Retinal and choroidal neovascularization are the major causes of blindness in several eye diseases, such as neovascular AMD, ROP, and PDR, which cause a significant health and economic burden. Many previous studies have indicated that pathologic transformations of the retinal and choroidal vasculature are strongly associated with increased expression of VEGF-A. In humans, the expression levels of VEGF-A were significantly higher in patients with PDR, ROP, and CNV secondary to AMD.
13–15 Patients with pronounced retinal neovascularization were likely to have higher ocular expression of VEGF-A than patients without neovascular pathologic features.
16 In animal models, the expression levels of VEGF-A were temporally and spatially correlated with the severity of neovascularization.
17 Moreover, anti-VEGF-A therapy efficiently decreased retinal and choroidal neovascularization in animal models.
18,19 These preclinical data have been confirmed in large multicenter clinical trials of patients with neovascular AMD.
20,21 In addition to VEGF-A, other members of the VEGF family may also contribute to pathologic ocular neovascularization.

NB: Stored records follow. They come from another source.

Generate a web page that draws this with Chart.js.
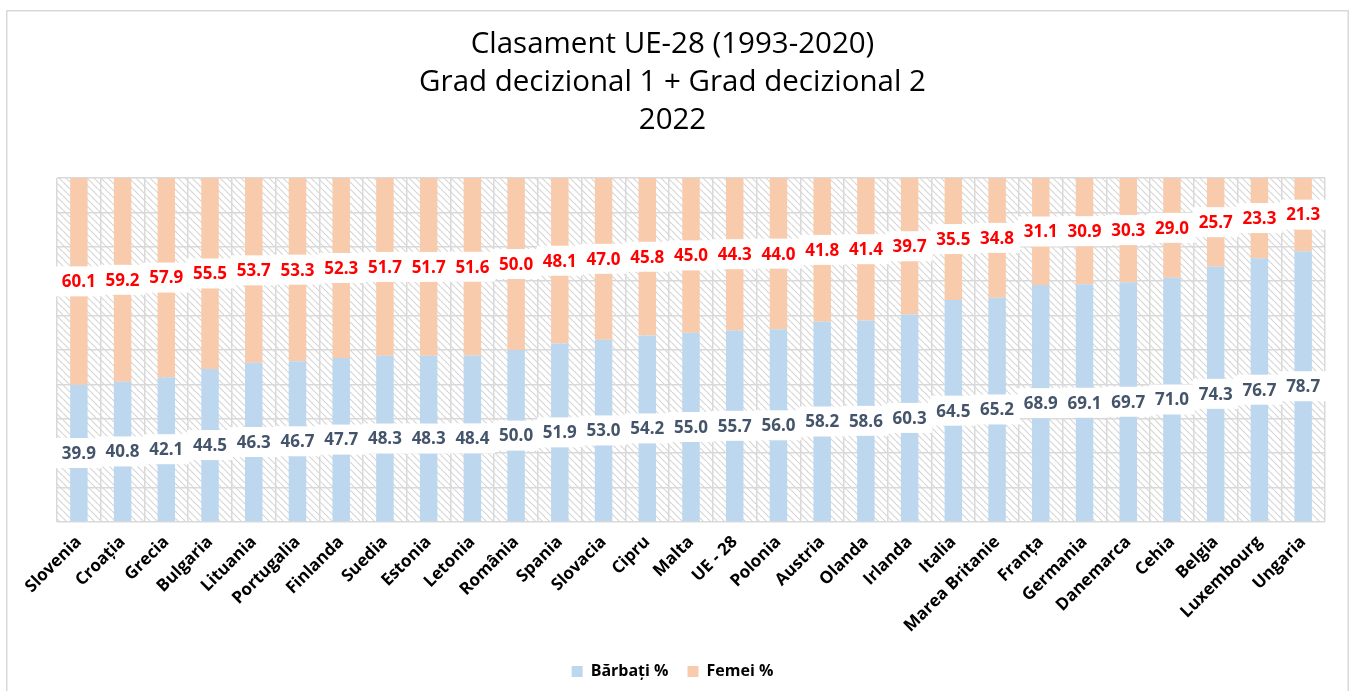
<!DOCTYPE html>
<html>
<head>
<meta charset="utf-8">
<script src="https://cdn.jsdelivr.net/npm/chart.js@4.4.1/dist/chart.umd.min.js"></script>
<style>
html,body{margin:0;padding:0;background:#fff;overflow:hidden;}
#wrap{position:relative;width:1351px;height:691px;}
</style>
</head>
<body>
<div id="wrap"><canvas id="c"></canvas></div>
<script>
const categories = ["Slovenia","Croația","Grecia","Bulgaria","Lituania","Portugalia","Finlanda","Suedia","Estonia","Letonia","România","Spania","Slovacia","Cipru","Malta","UE - 28","Polonia","Austria","Olanda","Irlanda","Italia","Marea Britanie","Franța","Germania","Danemarca","Cehia","Belgia","Luxembourg","Ungaria"];
const barbati = [39.9,40.8,42.1,44.5,46.3,46.7,47.7,48.3,48.3,48.4,50.0,51.9,53.0,54.2,55.0,55.7,56.0,58.2,58.6,60.3,64.5,65.2,68.9,69.1,69.7,71.0,74.3,76.7,78.7];
const femei = [60.1,59.2,57.9,55.5,53.7,53.3,52.3,51.7,51.7,51.6,50.0,48.1,47.0,45.8,45.0,44.3,44.0,41.8,41.4,39.7,35.5,34.8,31.1,30.9,30.3,29.0,25.7,23.3,21.3];
const seriesNames = ["Bărbați %","Femei %"];
const titleLines = ["Clasament UE-28 (1993-2020)","Grad decizional 1 + Grad decizional 2","2022"];
const yTicks = [0,10,20,30,40,50,60,70,80,90,100];

const canvas = document.getElementById('c');
const ctx0 = canvas.getContext('2d');

function makeHatch(){
  const s = 7;
  const c = document.createElement('canvas'); c.width = s; c.height = s;
  const g = c.getContext('2d');
  g.fillStyle = '#ffffff'; g.fillRect(0,0,s,s);
  g.strokeStyle = '#d6d6d6'; g.lineWidth = 1.2;
  g.beginPath();
  g.moveTo(0,0); g.lineTo(s,s);
  g.moveTo(s,0); g.lineTo(2*s,s);
  g.moveTo(-s,0); g.lineTo(0,s);
  g.stroke();
  return ctx0.createPattern(c,'repeat');
}
const hatch = makeHatch();

const bgPlugin = {
  id:'bg',
  beforeDraw(chart){
    const ctx = chart.ctx, a = chart.chartArea;
    ctx.save();
    ctx.fillStyle = '#fff'; ctx.fillRect(0,0,chart.width,chart.height);
    ctx.strokeStyle = '#d9d9d9'; ctx.lineWidth = 1.5;
    ctx.strokeRect(6.75, 10.75, 1341.5, 720);
    ctx.fillStyle = hatch;
    ctx.fillRect(a.left, a.top, a.right-a.left, a.bottom-a.top);
    ctx.restore();
  }
};

const labelPlugin = {
  id:'vlabels',
  afterDatasetsDraw(chart){
    const ctx = chart.ctx;
    const xs = chart.scales.x;
    const cw = (xs.right - xs.left)/categories.length;
    const colors = ['#44546a','#ff0000'];
    ctx.save();
    ctx.font = 'bold 17px "Open Sans"';
    ctx.textAlign = 'center';
    ctx.textBaseline = 'middle';
    chart.data.datasets.forEach((ds,di)=>{
      const meta = chart.getDatasetMeta(di);
      meta.data.forEach((bar,i)=>{
        const y = (bar.y + bar.base)/2;
        ctx.fillStyle = '#ffffff';
        ctx.fillRect(bar.x - cw/2 - 1, y - 15, cw + 2, 30);
      });
      meta.data.forEach((bar,i)=>{
        const y = (bar.y + bar.base)/2;
        ctx.fillStyle = colors[di];
        ctx.fillText(ds.data[i].toFixed(1), bar.x, y + 1);
      });
    });
    ctx.restore();
  }
};

new Chart(canvas, {
  type:'bar',
  data:{
    labels: categories,
    datasets:[
      {label: seriesNames[0], data: barbati, backgroundColor:'#bdd7ee', borderWidth:0, barPercentage:0.4, categoryPercentage:1},
      {label: seriesNames[1], data: femei, backgroundColor:'#f8cbad', borderWidth:0, barPercentage:0.4, categoryPercentage:1}
    ]
  },
  options:{
    responsive:true,
    maintainAspectRatio:false,
    animation:false,
    layout:{padding:{left:20, right:26, top:0, bottom:1.5}},
    plugins:{
      title:{display:true, text:titleLines, color:'#000', font:{family:'"Open Sans"', size:29.5, weight:'normal', lineHeight:1.28}, padding:{top:26, bottom:38.7}},
      legend:{position:'bottom', labels:{color:'#000', font:{family:'"Open Sans"', size:16, weight:'bold'}, boxWidth:11, boxHeight:11, padding:19}},
      tooltip:{enabled:false}
    },
    scales:{
      x:{
        stacked:true,
        offset:true,
        grid:{display:true, offset:true, color:'#d9d9d9', lineWidth:1.5, drawTicks:false},
        border:{display:false},
        ticks:{color:'#000', font:{family:'"Open Sans"', size:17, weight:'bold'}, minRotation:45, maxRotation:45, autoSkip:false, padding:10},
        afterFit(s){ s.height = 122.5; }
      },
      y:{
        stacked:true,
        min:0, max:100,
        afterBuildTicks(s){ s.ticks = yTicks.map(v=>({value:v})); },
        grid:{color:'#d9d9d9', lineWidth:1.5, drawTicks:false},
        border:{display:false},
        ticks:{display:false},
        afterFit(s){ s.width = 37; }
      }
    }
  },
  plugins:[bgPlugin, labelPlugin]
});
</script>
</body>
</html>
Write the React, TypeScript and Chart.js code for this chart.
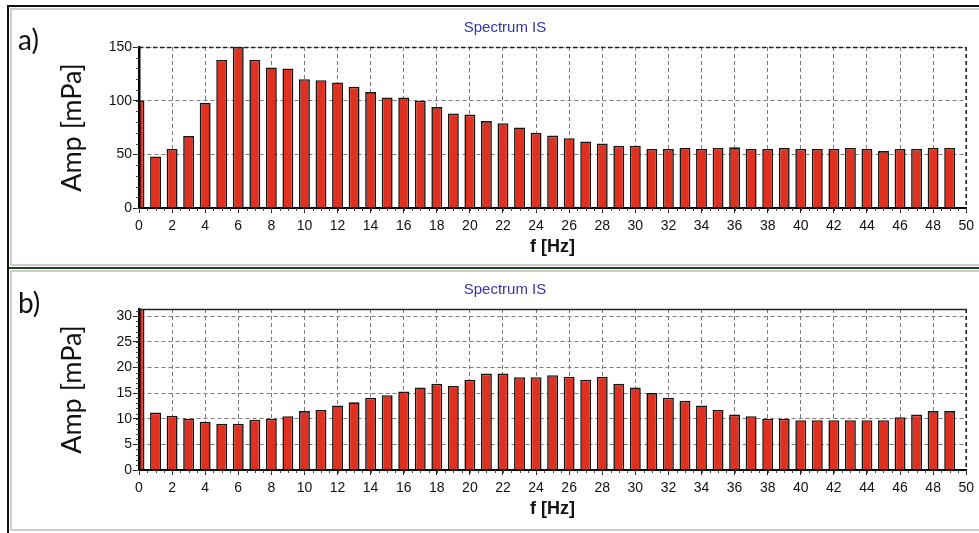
import React, { useEffect, useRef } from "react";
import { Chart, registerables } from "chart.js";

Chart.register(...registerables);

// ---- data ----
const freqs = [
  0, 1, 2, 3, 4, 5, 6, 7, 8, 9, 10, 11, 12, 13, 14, 15, 16, 17, 18, 19, 20, 21, 22, 23, 24,
  25, 26, 27, 28, 29, 30, 31, 32, 33, 34, 35, 36, 37, 38, 39, 40, 41, 42, 43, 44, 45, 46, 47, 48, 49,
];
const ampA = [
  100, 48, 55, 67, 98, 138, 150, 138, 131, 130, 120, 119, 117, 113, 108, 103, 103, 100, 94, 88,
  87, 81, 79, 75, 70, 67.5, 65, 62, 60, 58, 58, 55, 55, 56, 55, 56, 56.5, 55, 55, 56,
  55, 55, 55, 56, 55, 53, 55, 55, 56, 56,
];
const ampB = [
  31.4, 11.2, 10.6, 10.0, 9.4, 9.0, 9.0, 9.8, 10.0, 10.5, 11.5, 11.7, 12.6, 13.2, 14.1, 14.6, 15.3, 16.1, 16.8, 16.4,
  17.6, 18.8, 18.8, 18.1, 18.1, 18.5, 18.2, 17.6, 18.2, 16.8, 16.1, 15.0, 14.1, 13.5, 12.6, 11.7, 10.8, 10.5, 10.0, 10.0,
  9.7, 9.7, 9.7, 9.7, 9.7, 9.7, 10.3, 10.8, 11.5, 11.5,
];
const xMin = 0;
const xMax = 50;
const xStep = 2;
const xMinorStep = 0.5;
const yMaxA = 150;
const yStepA = 50;
const yMinorA = 10;
const yMaxB = 31.4;
const yStepB = 5;
const yMinorB = 1;
const chartTitle = "Spectrum IS";
const xTitle = "f [Hz]";
const yTitle = "Amp [mPa]";

const SANS = '"Liberation Sans", Arial, sans-serif';
const HUMAN = 'Lato, "Open Sans", sans-serif';

type Props = {
  values: number[];
  yMax: number;
  yStep: number;
  yMinor: number;
  dashedTop: boolean;
  top: number;
};

function SpectrumChart({ values, yMax, yStep, yMinor, dashedTop, top }: Props) {
  const ref = useRef<HTMLCanvasElement>(null);
  useEffect(() => {
    if (!ref.current) return;
    const data = freqs.map((f, i) => ({ x: f, y: values[i] }));
    const frame = {
      id: "frame",
      afterDraw(chart: any) {
        const { ctx, chartArea } = chart;
        const xs = chart.scales.x;
        const ys = chart.scales.y;
        ctx.save();
        // top border
        ctx.strokeStyle = "#222";
        ctx.lineWidth = 1.4;
        ctx.setLineDash(dashedTop ? [4, 3] : []);
        ctx.beginPath();
        ctx.moveTo(chartArea.left, chartArea.top + 0.5);
        ctx.lineTo(chartArea.right, chartArea.top + 0.5);
        ctx.stroke();
        // right border
        ctx.setLineDash([4, 3]);
        ctx.lineWidth = 1.6;
        ctx.beginPath();
        ctx.moveTo(chartArea.right, chartArea.top);
        ctx.lineTo(chartArea.right, chartArea.bottom);
        ctx.stroke();
        ctx.setLineDash([]);
        // minor ticks
        ctx.lineWidth = 1;
        ctx.strokeStyle = "#444";
        ctx.beginPath();
        for (let v = xMin; v <= xMax + 1e-9; v += xMinorStep) {
          const px = Math.round(xs.getPixelForValue(v)) + 0.5;
          ctx.moveTo(px, chartArea.bottom);
          ctx.lineTo(px, chartArea.bottom + 3);
        }
        for (let v = 0; v <= yMax + 1e-9; v += yMinor) {
          const py = Math.round(ys.getPixelForValue(v)) + 0.5;
          ctx.moveTo(chartArea.left - 3, py);
          ctx.lineTo(chartArea.left, py);
        }
        ctx.stroke();
        ctx.restore();
      },
    };
    const chart = new Chart(ref.current, {
      type: "bar",
      data: {
        datasets: [
          {
            data,
            backgroundColor: "#e03020",
            borderColor: "#151515",
            borderWidth: 1.6,
            borderSkipped: "start",
            categoryPercentage: 1,
            barPercentage: 0.66,
            clip: 0,
          } as any,
        ],
      },
      options: {
        animation: false,
        responsive: false,
        maintainAspectRatio: false,
        layout: { padding: { left: 28, right: 9, top: 0, bottom: 0 } },
        plugins: {
          legend: { display: false },
          tooltip: { enabled: false },
          title: {
            display: true,
            text: chartTitle,
            color: "#3535a8",
            font: { family: SANS, size: 15, weight: "normal" },
            padding: { top: 9, bottom: 10 },
          },
        },
        scales: {
          x: {
            type: "linear",
            min: xMin,
            max: xMax,
            offset: false,
            grid: {
              offset: false,
              color: "#7a7a7a",
              lineWidth: 1,
              tickColor: "#222",
              tickLength: 5,
              tickWidth: 1,
            },
            border: { color: "#000", width: 2, dash: [4, 3], z: 1 },
            ticks: {
              stepSize: xStep,
              color: "#111",
              font: { family: SANS, size: 14 },
              padding: 5,
              maxRotation: 0,
              autoSkip: false,
            },
            title: {
              display: true,
              text: xTitle,
              color: "#111",
              font: { family: SANS, size: 18, weight: "bold" },
              padding: { top: 0, bottom: 7 },
            },
            afterFit(s: any) {
              s.height = 57;
            },
          },
          y: {
            type: "linear",
            min: 0,
            max: yMax,
            grid: {
              color: "#7a7a7a",
              lineWidth: 1,
              tickColor: "#222",
              tickLength: 6,
              tickWidth: 1,
            },
            border: { color: "#000", width: 2.5, dash: [4, 3], z: 1 },
            ticks: {
              stepSize: yStep,
              includeBounds: false,
              color: "#111",
              font: { family: SANS, size: 14 },
              padding: 1,
            },
            title: {
              display: true,
              text: yTitle,
              color: "#111",
              font: { family: HUMAN, size: 27, weight: "normal" },
              padding: { top: 16, bottom: 0 },
            },
            afterFit(s: any) {
              s.width = 99;
            },
          },
        },
      } as any,
      plugins: [frame],
    });
    return () => chart.destroy();
  }, []);
  return (
    <canvas
      ref={ref}
      width={967}
      height={255}
      style={{ position: "absolute", left: 12, top, width: 967, height: 255 }}
    />
  );
}

export default function App() {
  return (
    <div
      style={{
        position: "fixed",
        left: 0,
        top: 0,
        width: 979,
        height: 533,
        background: "#fff",
        overflow: "hidden",
      }}
    >
      {/* outer frame lines */}
      <div style={{ position: "absolute", left: 7, top: 5, width: 972, height: 2, background: "#111" }} />
      <div style={{ position: "absolute", left: 7, top: 5, width: 2, height: 528, background: "#111" }} />
      <div
        style={{
          position: "absolute",
          left: 10,
          top: 8,
          width: 975,
          height: 254,
          border: "2px solid #cdcdcd",
        }}
      />
      <div style={{ position: "absolute", left: 9, top: 267, width: 970, height: 2, background: "#1e4a1e" }} />
      <div
        style={{
          position: "absolute",
          left: 10,
          top: 270,
          width: 975,
          height: 257,
          border: "2px solid #cdcdcd",
        }}
      />
      <SpectrumChart values={ampA} yMax={yMaxA} yStep={yStepA} yMinor={yMinorA} dashedTop={true} top={10} />
      <SpectrumChart values={ampB} yMax={yMaxB} yStep={yStepB} yMinor={yMinorB} dashedTop={false} top={272} />
      <div
        style={{
          position: "absolute",
          left: 18,
          top: 25,
          fontFamily: HUMAN,
          fontSize: 28,
          lineHeight: "28px",
          color: "#111",
        }}
      >
        a)
      </div>
      <div
        style={{
          position: "absolute",
          left: 18,
          top: 288,
          fontFamily: HUMAN,
          fontSize: 28,
          lineHeight: "28px",
          color: "#111",
        }}
      >
        b)
      </div>
    </div>
  );
}
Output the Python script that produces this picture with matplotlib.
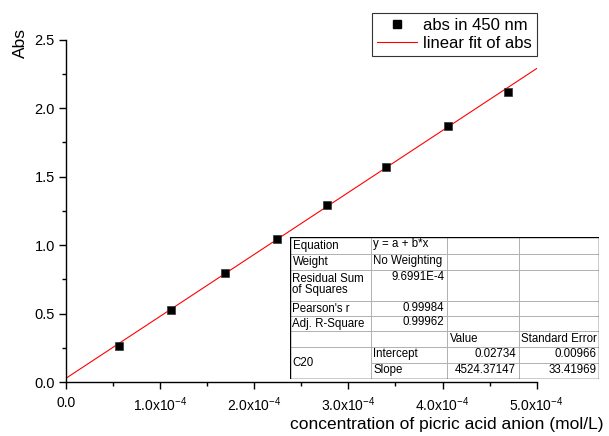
import matplotlib
matplotlib.use("Agg")
import matplotlib.pyplot as plt
from matplotlib.ticker import MultipleLocator, FixedLocator
from matplotlib.lines import Line2D

plt.rcParams['font.family'] = ['Liberation Sans', 'DejaVu Sans']
plt.rcParams['mathtext.fontset'] = 'custom'
plt.rcParams['mathtext.rm'] = 'Liberation Sans'
plt.rcParams['mathtext.it'] = 'Liberation Sans:italic'
plt.rcParams['mathtext.default'] = 'regular'

# data
conc = [0.563e-4, 1.116e-4, 1.69e-4, 2.24e-4, 2.77e-4, 3.40e-4, 4.06e-4, 4.69e-4]
absorb = [0.265, 0.524, 0.798, 1.045, 1.29, 1.57, 1.87, 2.12]
intercept = 0.02734
slope = 4524.37147
fit_x = [0.0, 5.0e-4]
xticks = [0.0, 1e-4, 2e-4, 3e-4, 4e-4, 5e-4]
xticklabels = ['0.0', r'1.0x10$^{-4}$', r'2.0x10$^{-4}$', r'3.0x10$^{-4}$',
               r'4.0x10$^{-4}$', r'5.0x10$^{-4}$']
yticks = [0.0, 0.5, 1.0, 1.5, 2.0, 2.5]

W, H = 609, 436
fig = plt.figure(figsize=(W/100, H/100), dpi=100)
L, R, B, T = 66, 536.7, 382, 39.7
ax = fig.add_axes([L/W, 1-B/H, (R-L)/W, (B-T)/H])

fit_y = [intercept + slope*x for x in fit_x]
ax.plot(fit_x, fit_y, color='#ff0000', lw=0.8, label='linear fit of abs', zorder=2)
ax.plot(conc, absorb, 's', color='black', ms=6, mec='#333333', mew=0.5,
        label='abs in 450 nm', linestyle='none', zorder=3)

ax.set_xlim(0, 5e-4)
ax.set_ylim(0, 2.5)
ax.spines['top'].set_visible(False)
ax.spines['right'].set_visible(False)
for s in ('left', 'bottom'):
    ax.spines[s].set_linewidth(1.0)
ax.xaxis.set_major_locator(FixedLocator(xticks))
ax.set_xticklabels(xticklabels)
ax.xaxis.set_minor_locator(MultipleLocator(0.5e-4))
ax.yaxis.set_major_locator(FixedLocator(yticks))
ax.yaxis.set_minor_locator(MultipleLocator(0.25))
ax.tick_params(which='major', direction='out', length=5, width=1, labelsize=10.5, pad=3)
ax.tick_params(which='minor', direction='out', length=3, width=1)
ax.tick_params(axis='x', labelsize=10, pad=5)

fig.text(604/W, 1-424/H, 'concentration of picric acid anion (mol/L)', ha='right',
         va='center', fontsize=12.5)
fig.text(20/W, 1-43/H, 'Abs', rotation=90, ha='center', va='center', fontsize=12.5)

handles = [Line2D([], [], marker='s', color='black', ms=6, linestyle='none'),
           Line2D([], [], color='#ff0000', lw=0.8)]
leg = fig.legend(handles, ['abs in 450 nm', 'linear fit of abs'],
                 loc='upper right', bbox_to_anchor=(537/W, 1-13/H),
                 frameon=True, fancybox=False, fontsize=12, borderpad=0.3,
                 labelspacing=0.2, handlelength=2.4, handletextpad=0.4,
                 borderaxespad=0)
leg.get_frame().set_edgecolor('black')
leg.get_frame().set_linewidth(0.8)

# table
tx0, tx1 = 290, 599
ty0, ty1 = 237.3, 378.7
tab = fig.add_axes([tx0/W, 1-ty1/H, (tx1-tx0)/W, (ty1-ty0)/H])
tab.set_xlim(tx0, tx1)
tab.set_ylim(ty1, ty0)
tab.axis('off')
tab.add_patch(plt.Rectangle((tx0, ty0), tx1-tx0, ty1-ty0, facecolor='white',
                            edgecolor='none', zorder=0))
cols = [290, 370.7, 447, 518.7, 599]
rows = [237.3, 254, 270, 301.3, 316, 331.3, 347.3, 362.7, 378.7]
gc = '#b0b0b0'
for y in rows[1:-1]:
    x_start = cols[1] if abs(y-362.7) < 0.1 else tx0
    tab.plot([x_start, tx1], [y, y], color=gc, lw=0.7)
for x in cols[1:-1]:
    tab.plot([x, x], [ty0, ty1], color=gc, lw=0.7)
tab.plot([tx0, tx1, tx1, tx0, tx0], [ty0, ty0, ty1, ty1, ty0], color='black', lw=1.0)

fs = 8.3
def lt(col, row, s, va_off=2.5):
    tab.text(cols[col]+2.5, rows[row]+va_off, s, ha='left', va='top', fontsize=fs)
def rt(col, row, s, va_off=1.5):
    tab.text(cols[col+1]-2.5, rows[row]+va_off, s, ha='right', va='top', fontsize=fs)

lt(0, 0, 'Equation'); lt(1, 0, 'y = a + b*x', 1.0)
lt(0, 1, 'Weight'); lt(1, 1, 'No Weighting', 1.0)
tab.text(cols[0]+2.5, rows[2]+2.5, 'Residual Sum\nof Squares', ha='left', va='top',
         fontsize=fs, linespacing=1.0)
rt(1, 2, '9.6991E-4', 1.0)
lt(0, 3, "Pearson's r", 1.5); rt(1, 3, '0.99984', 0.3)
lt(0, 4, 'Adj. R-Square', 1.5); rt(1, 4, '0.99962', 0.3)
lt(2, 5, 'Value', 1.5); lt(3, 5, 'Standard Error', 1.5)
tab.text(cols[0]+2.5, (rows[6]+rows[8])/2, 'C20', ha='left', va='center', fontsize=fs)
lt(1, 6, 'Intercept', 1.0); rt(2, 6, '0.02734', 1.0); rt(3, 6, '0.00966', 1.0)
lt(1, 7, 'Slope', 1.0); rt(2, 7, '4524.37147', 1.0); rt(3, 7, '33.41969', 1.0)

fig.savefig('out.png', dpi=100)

Immunohistochemical analysis showed that VEGF-C and VEGF-D were highly expressed in the RPE and vascular cells in the subretinal and choroidal neovascular membranes of AMD patients.
22,23 A recent study also reported that VEGF-C and VEGF-D protein levels were elevated in the vitreous fluids of patients with AMD.
22 In a profiling study of angiogenic and inflammatory vitreous markers, the vitreous levels of VEGF-C and VEGF-D were much higher in patients with PDR or neovascular glaucoma than in nondiabetic control patients.
24 In a mouse model of this condition, the expression levels of VEGF-C and VEGF-D were higher than those in normal animals (Lashkari K, et al.
IOVS 2013:ARVO E-Abstract 4999). Since VEGF-C and VEGF-D not only modulate lymphangiogenesis by activating VEGFR3, but also enhance angiogenesis by phosphorylating VEGFR2, it is likely that VEGF-C and VEGF-D contribute to pathologic ocular neovascularization.
25–27 Therefore, inhibition of VEGFR2, a common angiogenic signal transducer of VEGF-A, -B, and -C, may be an attractive therapeutic strategy for the treatment of intraocular diseases that involve neovascularization.